In our minds we believed only one company had a real shot at getting Phantasm 1999 funded. The first person Roger sent the script to was Bob Weinstein at Miramax. When Miramax dismissively passed on Phantasm 1999, I know Roger was shocked and dismayed. Roger had just won an Academy Award for cowriting their breakout hit Pulp Fiction, and he expected more loyalty and respect from them. Miramax had a reputation for being ruthless and unscrupulous; their actions in this regard spoke volumes.
We had one other realistic shot at getting the film made. A scrappy independent company expressed serious interest from the get-go. It was strongly suggested that if Roger and I came to that year’s Cannes Film Festival in France, we could seal the deal right there on the Croisette. We paid our own travel costs and in many ways it was a terrific trip. We were able to hang out with Roger’s longtime pal from his video store days, John Langley, who was the co-creator of one of the most-watched TV documentary series of all time in Cops. Roger also introduced me to his star from his great film Killing Zoe, French film actress and director Julie Delpy, and that was a genuine delight.

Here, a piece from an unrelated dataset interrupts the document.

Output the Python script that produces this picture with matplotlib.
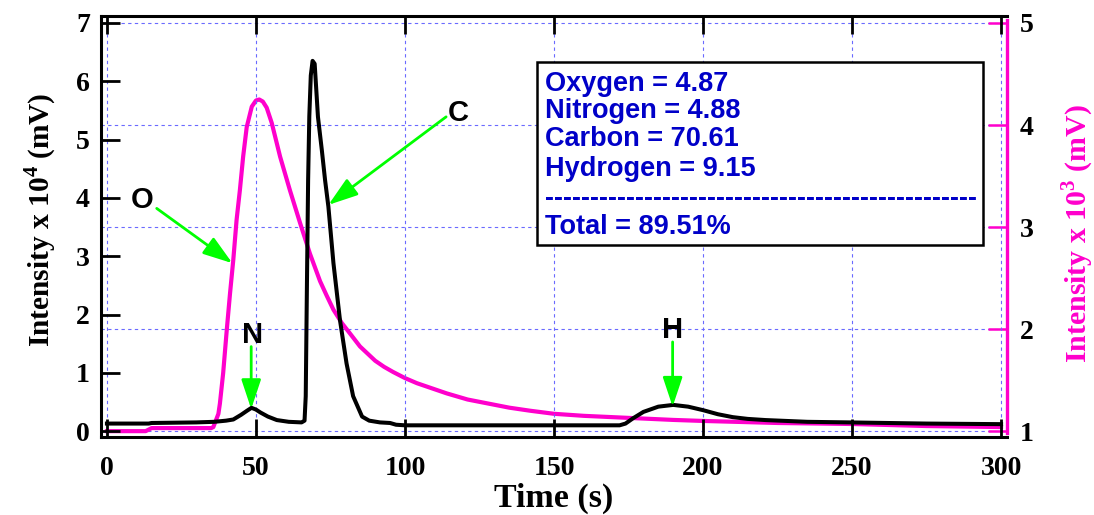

On a sunny afternoon in a quiet café in Cannes, we made a deal with the big boss of the company and shook hands on it. He told us we would reconvene on the phone in one week and firm up the terms of the deal. Roger and I were elated. Our trip had been worth it, mission accomplished!

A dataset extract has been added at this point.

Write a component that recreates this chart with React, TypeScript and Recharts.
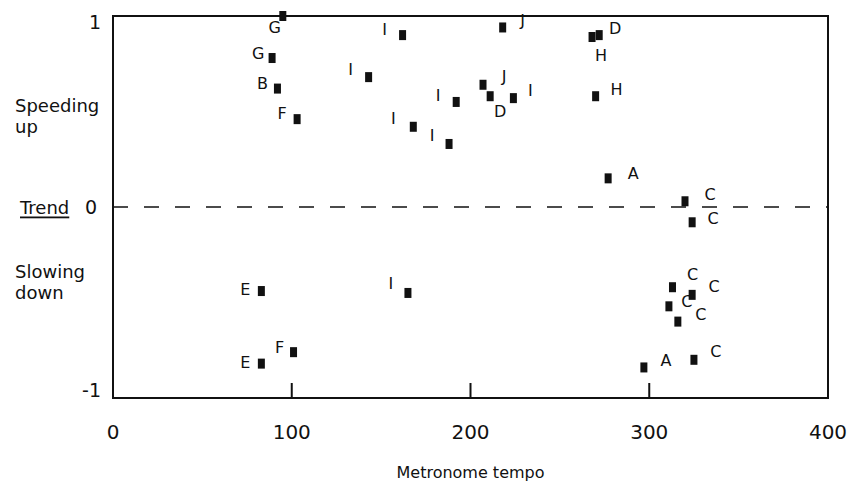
import {
  ScatterChart,
  Scatter,
  XAxis,
  YAxis,
  ReferenceLine,
  ReferenceArea,
} from "recharts";

// metronome tempo (x) vs trend (y), one letter per performer
const tempos = [
  95, 89, 92, 103, 162, 218, 272, 268, 143, 207, 211, 224, 192, 270, 168,
  188, 277, 320, 324, 313, 324, 311, 316, 297, 325, 83, 83, 101, 165,
];
const trends = [
  1.0, 0.78, 0.62, 0.46, 0.9, 0.94, 0.9, 0.89, 0.68, 0.64, 0.58, 0.57, 0.55,
  0.58, 0.42, 0.33, 0.15, 0.03, -0.08, -0.42, -0.46, -0.52, -0.6, -0.84,
  -0.8, -0.44, -0.82, -0.76, -0.45,
];
const letters = [
  "G", "G", "B", "F", "I", "J", "D", "H", "I", "J", "D", "I", "I", "H", "I",
  "I", "A", "C", "C", "C", "C", "C", "C", "A", "C", "E", "E", "F", "I",
];

const xTicks = [0, 100, 200, 300, 400];
const yTicks = [1, 0.5, 0, -0.37, -1];
const yTickLabels: Record<string, string[]> = {
  "1": ["1"],
  "0.5": ["Speeding", "up"],
  "0": ["Trend", "0"],
  "-0.37": ["Slowing", "down"],
  "-1": ["-1"],
};

// where each letter sits relative to its square, in px
const labelOffsets: [number, number][] = [
  [-8, 11], [-14, -5], [-15, -5], [-15, -6], [-18, -6], [20, -7], [16, -7],
  [9, 18], [-18, -8], [21, -8], [10, 15], [17, -8], [-18, -6], [21, -7],
  [-20, -8], [-17, -8], [25, -5], [25, -7], [21, -4], [20, -13], [22, -8],
  [18, -5], [23, -7], [22, -7], [22, -8], [-16, -2], [-16, -1], [-14, -5],
  [-17, -9],
];

const points = tempos.map((t, i) => ({
  x: t,
  y: trends[i],
  letter: letters[i],
  idx: i,
}));

const FONT = "'DejaVu Sans', sans-serif";

const Marker = (props: any) => {
  const { cx, cy, payload } = props;
  const [dx, dy] = labelOffsets[payload.idx];
  return (
    <g>
      <rect x={cx - 3.5} y={cy - 5} width={7} height={10} fill="#111" />
      <text
        x={cx + dx}
        y={cy + dy}
        textAnchor="middle"
        dominantBaseline="central"
        fontFamily={FONT}
        fontSize={16}
        fill="#111"
      >
        {payload.letter}
      </text>
    </g>
  );
};

const XTick = (props: any) => {
  const { x, y, payload } = props;
  const v = payload.value;
  return (
    <g>
      {v > 0 && v < 400 && (
        <line x1={x} x2={x} y1={y} y2={y - 15} stroke="#111" strokeWidth={2} />
      )}
      <text
        x={x}
        y={y + 34}
        textAnchor="middle"
        dominantBaseline="central"
        fontFamily={FONT}
        fontSize={20}
        fill="#111"
      >
        {v}
      </text>
    </g>
  );
};

const YTick = (props: any) => {
  const { x, y, payload } = props;
  const v = payload.value;
  const lines = yTickLabels[String(v)] || [];
  if (v === 0) {
    return (
      <g fontFamily={FONT} fill="#111">
        <text x={20} y={y} dominantBaseline="central" fontSize={18} textDecoration="underline">
          {lines[0]}
        </text>
        <text x={x - 4} y={y} textAnchor="end" dominantBaseline="central" fontSize={19}>
          {lines[1]}
        </text>
      </g>
    );
  }
  if (lines.length === 1) {
    return (
      <text
        x={x}
        y={y + (v > 0 ? 6 : -8)}
        textAnchor="end"
        dominantBaseline="central"
        fontFamily={FONT}
        fontSize={19}
        fill="#111"
      >
        {lines[0]}
      </text>
    );
  }
  return (
    <text x={15} y={y} fontFamily={FONT} fontSize={18} fill="#111">
      {lines.map((l, i) => (
        <tspan key={i} x={15} dy={i === 0 ? 0 : 21}>
          {l}
        </tspan>
      ))}
    </text>
  );
};

export default function App() {
  return (
    <div style={{ position: "absolute", left: 0, top: 0, background: "#fff" }}>
      <ScatterChart
        width={850}
        height={484}
        margin={{ top: 16, right: 22, bottom: 0, left: 0 }}
      >
        <XAxis
          type="number"
          dataKey="x"
          domain={[0, 400]}
          ticks={xTicks}
          tick={<XTick />}
          tickLine={false}
          tickSize={0}
          tickMargin={0}
          height={86}
          stroke="#111"
          strokeWidth={2}
          label={{
            value: "Metronome tempo",
            position: "insideBottom",
            offset: 6,
            fontFamily: FONT,
            fontSize: 16,
            fill: "#111",
          }}
        />
        <YAxis
          type="number"
          dataKey="y"
          domain={[-1, 1]}
          ticks={yTicks}
          tick={<YTick />}
          tickLine={false}
          tickSize={0}
          tickMargin={12}
          width={113}
          interval={0}
          stroke="#111"
          strokeWidth={2}
        />
        <ReferenceArea
          x1={0}
          x2={400}
          y1={-1}
          y2={1}
          fill="none"
          fillOpacity={0}
          stroke="#111"
          strokeWidth={2}
          ifOverflow="visible"
        />
        <ReferenceLine y={0} stroke="#111" strokeWidth={1.5} strokeDasharray="15 16" />
        <Scatter
          data={points}
          shape={<Marker />}
          isAnimationActive={false}
        />
      </ScatterChart>
    </div>
  );
}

One week to the day later, back in Los Angeles, I opened the Hollywood Reporter to read a story featuring the big boss, in which he stated that he had just closed a lucrative deal to sell his company for an astronomical price and he and his entire executive staff would be resigning immediately. It took awhile for the shock to wear off and the news to sink in, but something became immediately clear. These guys shook our hands and looked us right in the eye and told us they would be making Phantasm 1999 and yet they had no intention to do so. I never did figure out why they would summon us across the world to do this, but in any case it pretty much was the death knell for Phantasm 1999.